Historians usually say that the definitive break between Jews and Arabs took place with the establishment of Israel in 1948. But for Bensoussan, the post-1948 exodus was not a break, it was an “aggravated divorce.” The process began a century earlier when Jews began educating their children in western schools; half a million Jewish children passed through the Alliance Israelite Universelle school system. What started as a crack became a gap, then a chasm. The Muslim Arabs lagged behind in literacy by at least a generation. This of course explains why the Nazis found it easy to brainwash the illiterate masses in Arab countries through intensive radio broadcast propaganda during WW2.
 
Jews were actually expelled only in 1956 in Egypt. Everywhere else, says Bensoussan, “the Arab states did everything in their power to make the Jews leave.”
 
In the 20th century Arab nationalism took on a Nazi-style blood-and-soil character which excluded Jews, in spite of their huge contribution to culture and society (one third of all writers in Iraq were Jewish).

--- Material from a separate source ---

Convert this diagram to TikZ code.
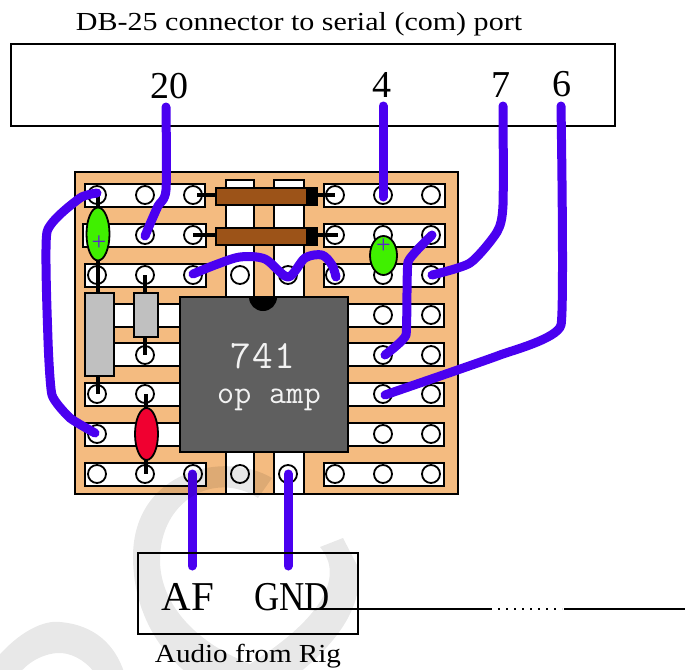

Then Jews were viewed as an ethnicity - today they are seen as a religion.
 
Bensoussan is one of the few historians to write about Jews in Arab lands as a whole, without treating each community country-by-country. Coexistence with the Muslims was only possible on the understanding that Jews accepted their inferiority as “dhimmis.” “The Jews were the colonised of the colonised,” he says.